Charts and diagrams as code
--------

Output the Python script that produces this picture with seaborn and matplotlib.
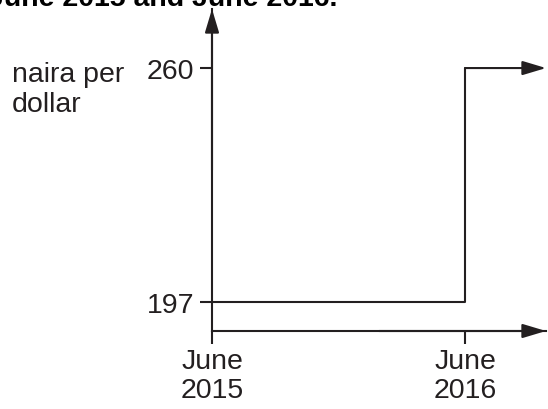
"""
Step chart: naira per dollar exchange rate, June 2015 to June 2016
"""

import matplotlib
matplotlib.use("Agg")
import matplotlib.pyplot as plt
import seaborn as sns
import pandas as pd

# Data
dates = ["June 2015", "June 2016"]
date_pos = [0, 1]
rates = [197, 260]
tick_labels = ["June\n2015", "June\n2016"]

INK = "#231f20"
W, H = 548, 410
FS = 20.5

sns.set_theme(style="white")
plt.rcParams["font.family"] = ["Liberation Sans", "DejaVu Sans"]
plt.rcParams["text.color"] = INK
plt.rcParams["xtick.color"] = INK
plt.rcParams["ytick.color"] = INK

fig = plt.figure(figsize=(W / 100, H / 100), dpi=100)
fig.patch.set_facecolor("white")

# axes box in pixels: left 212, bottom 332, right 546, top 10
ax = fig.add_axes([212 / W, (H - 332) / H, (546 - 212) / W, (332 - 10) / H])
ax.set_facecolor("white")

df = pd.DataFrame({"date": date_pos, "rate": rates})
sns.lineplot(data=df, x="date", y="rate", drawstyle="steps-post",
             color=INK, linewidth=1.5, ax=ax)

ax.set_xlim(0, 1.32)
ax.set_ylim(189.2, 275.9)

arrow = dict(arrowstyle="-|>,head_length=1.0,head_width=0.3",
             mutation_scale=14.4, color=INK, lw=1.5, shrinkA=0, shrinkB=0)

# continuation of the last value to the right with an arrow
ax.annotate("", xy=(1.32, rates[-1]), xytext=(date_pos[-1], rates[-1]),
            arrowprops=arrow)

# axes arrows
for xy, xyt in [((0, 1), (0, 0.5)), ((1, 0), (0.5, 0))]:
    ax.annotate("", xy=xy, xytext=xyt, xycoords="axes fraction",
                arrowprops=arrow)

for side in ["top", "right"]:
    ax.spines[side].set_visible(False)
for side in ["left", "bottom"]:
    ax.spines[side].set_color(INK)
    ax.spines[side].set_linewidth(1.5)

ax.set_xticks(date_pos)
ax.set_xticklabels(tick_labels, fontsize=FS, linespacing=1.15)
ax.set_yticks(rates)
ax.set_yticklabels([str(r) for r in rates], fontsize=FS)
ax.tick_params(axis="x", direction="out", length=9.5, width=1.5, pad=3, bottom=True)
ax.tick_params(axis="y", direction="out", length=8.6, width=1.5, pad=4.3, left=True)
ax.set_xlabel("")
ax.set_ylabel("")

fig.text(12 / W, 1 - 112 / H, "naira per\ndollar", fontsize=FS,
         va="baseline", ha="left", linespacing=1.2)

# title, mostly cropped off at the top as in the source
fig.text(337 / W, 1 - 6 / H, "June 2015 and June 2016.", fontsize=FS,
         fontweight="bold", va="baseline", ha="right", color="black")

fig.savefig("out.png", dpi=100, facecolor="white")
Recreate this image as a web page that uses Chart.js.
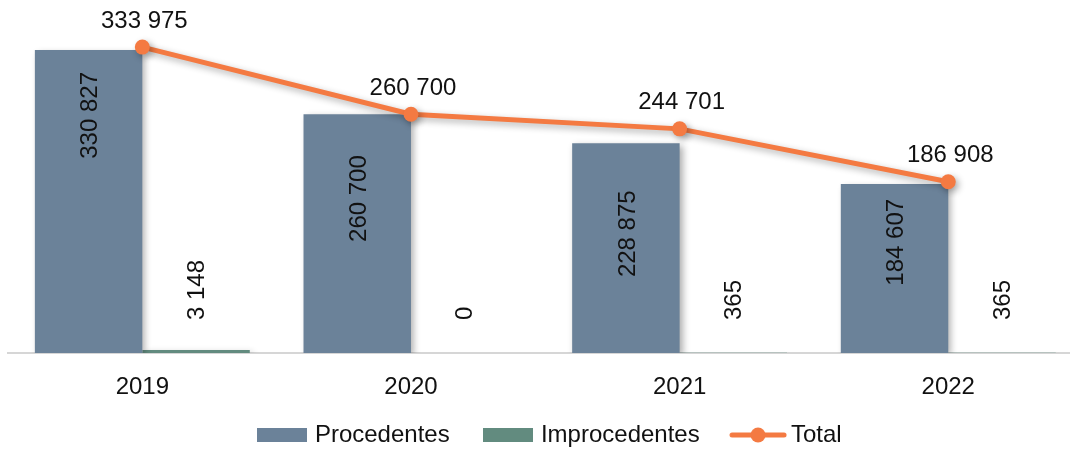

--------

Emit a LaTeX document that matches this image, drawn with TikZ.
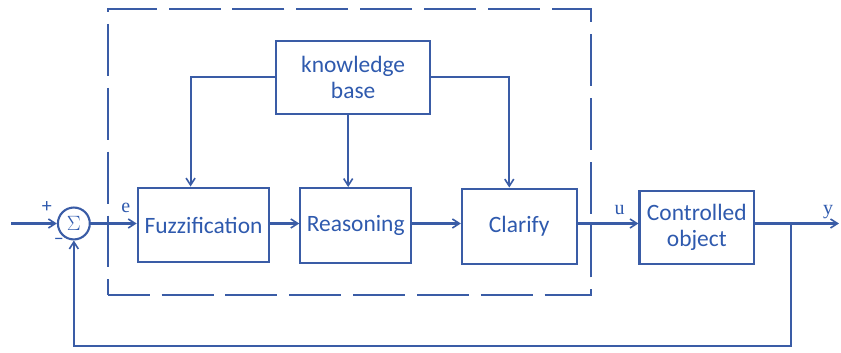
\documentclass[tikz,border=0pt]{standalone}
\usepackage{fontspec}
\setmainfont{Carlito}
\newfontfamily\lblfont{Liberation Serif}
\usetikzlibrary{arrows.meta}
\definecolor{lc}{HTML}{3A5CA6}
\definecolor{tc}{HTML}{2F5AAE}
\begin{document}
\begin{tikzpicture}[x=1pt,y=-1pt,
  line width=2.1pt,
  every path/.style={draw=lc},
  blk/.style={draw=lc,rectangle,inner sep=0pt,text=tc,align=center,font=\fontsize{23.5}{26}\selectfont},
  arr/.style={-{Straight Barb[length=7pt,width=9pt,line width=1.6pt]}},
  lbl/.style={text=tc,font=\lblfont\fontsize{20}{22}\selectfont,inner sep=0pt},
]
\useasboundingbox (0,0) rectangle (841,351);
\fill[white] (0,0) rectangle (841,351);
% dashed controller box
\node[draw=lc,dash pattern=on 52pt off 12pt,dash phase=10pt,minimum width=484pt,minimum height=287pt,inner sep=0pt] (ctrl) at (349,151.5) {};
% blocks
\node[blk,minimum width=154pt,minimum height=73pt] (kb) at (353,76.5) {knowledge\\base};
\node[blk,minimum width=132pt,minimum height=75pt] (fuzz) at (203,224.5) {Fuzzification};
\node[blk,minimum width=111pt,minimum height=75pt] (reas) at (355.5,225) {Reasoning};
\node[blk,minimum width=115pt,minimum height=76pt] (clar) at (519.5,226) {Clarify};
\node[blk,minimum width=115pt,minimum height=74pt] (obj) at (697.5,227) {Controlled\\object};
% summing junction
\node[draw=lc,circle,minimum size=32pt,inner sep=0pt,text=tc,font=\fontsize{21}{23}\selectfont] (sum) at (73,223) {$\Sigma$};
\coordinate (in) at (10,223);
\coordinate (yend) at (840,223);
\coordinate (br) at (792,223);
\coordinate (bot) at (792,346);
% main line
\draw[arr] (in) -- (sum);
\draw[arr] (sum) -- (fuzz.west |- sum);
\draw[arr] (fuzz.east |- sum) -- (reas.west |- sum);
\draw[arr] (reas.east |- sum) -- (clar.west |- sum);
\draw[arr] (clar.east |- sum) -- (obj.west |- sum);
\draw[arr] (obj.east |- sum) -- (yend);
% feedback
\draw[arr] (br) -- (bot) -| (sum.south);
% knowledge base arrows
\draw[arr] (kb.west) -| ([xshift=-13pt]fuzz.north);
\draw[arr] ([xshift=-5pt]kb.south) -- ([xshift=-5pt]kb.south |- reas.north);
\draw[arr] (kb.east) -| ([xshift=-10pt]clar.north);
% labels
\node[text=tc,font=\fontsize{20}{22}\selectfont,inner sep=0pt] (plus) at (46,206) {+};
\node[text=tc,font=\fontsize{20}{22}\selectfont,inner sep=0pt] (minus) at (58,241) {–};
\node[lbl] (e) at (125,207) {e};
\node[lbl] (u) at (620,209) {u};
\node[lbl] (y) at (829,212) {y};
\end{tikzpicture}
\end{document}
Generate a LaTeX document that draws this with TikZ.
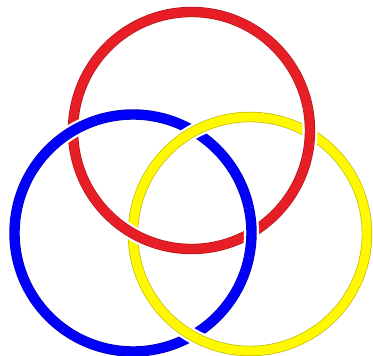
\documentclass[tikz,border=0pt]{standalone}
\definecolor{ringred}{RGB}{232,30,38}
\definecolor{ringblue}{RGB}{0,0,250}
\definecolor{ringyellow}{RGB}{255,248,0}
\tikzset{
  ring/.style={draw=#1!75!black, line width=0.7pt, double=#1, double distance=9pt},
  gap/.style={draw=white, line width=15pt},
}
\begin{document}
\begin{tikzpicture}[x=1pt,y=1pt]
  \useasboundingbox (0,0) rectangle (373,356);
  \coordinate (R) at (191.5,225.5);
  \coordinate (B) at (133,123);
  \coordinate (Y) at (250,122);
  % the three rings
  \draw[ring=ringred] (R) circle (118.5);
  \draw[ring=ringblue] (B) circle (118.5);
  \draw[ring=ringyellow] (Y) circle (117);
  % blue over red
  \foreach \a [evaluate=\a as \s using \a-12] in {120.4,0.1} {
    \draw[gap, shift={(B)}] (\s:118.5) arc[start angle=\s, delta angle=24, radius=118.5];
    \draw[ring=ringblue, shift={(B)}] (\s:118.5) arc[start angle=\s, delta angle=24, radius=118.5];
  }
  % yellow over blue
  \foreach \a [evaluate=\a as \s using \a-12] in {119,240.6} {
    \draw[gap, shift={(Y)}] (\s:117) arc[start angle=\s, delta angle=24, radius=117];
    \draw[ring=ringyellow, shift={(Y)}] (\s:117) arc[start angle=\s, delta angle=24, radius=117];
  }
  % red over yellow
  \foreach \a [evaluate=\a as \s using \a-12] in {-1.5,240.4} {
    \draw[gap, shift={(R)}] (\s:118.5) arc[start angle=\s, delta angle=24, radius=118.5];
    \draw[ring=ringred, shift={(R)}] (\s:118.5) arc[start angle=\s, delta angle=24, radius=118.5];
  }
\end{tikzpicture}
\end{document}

--------

Show all lines from the records above where the word "image" occurs.

#### Answer to the task:
Recreate this image as a web page that uses Chart.js.
Emit a LaTeX document that matches this image, drawn with TikZ.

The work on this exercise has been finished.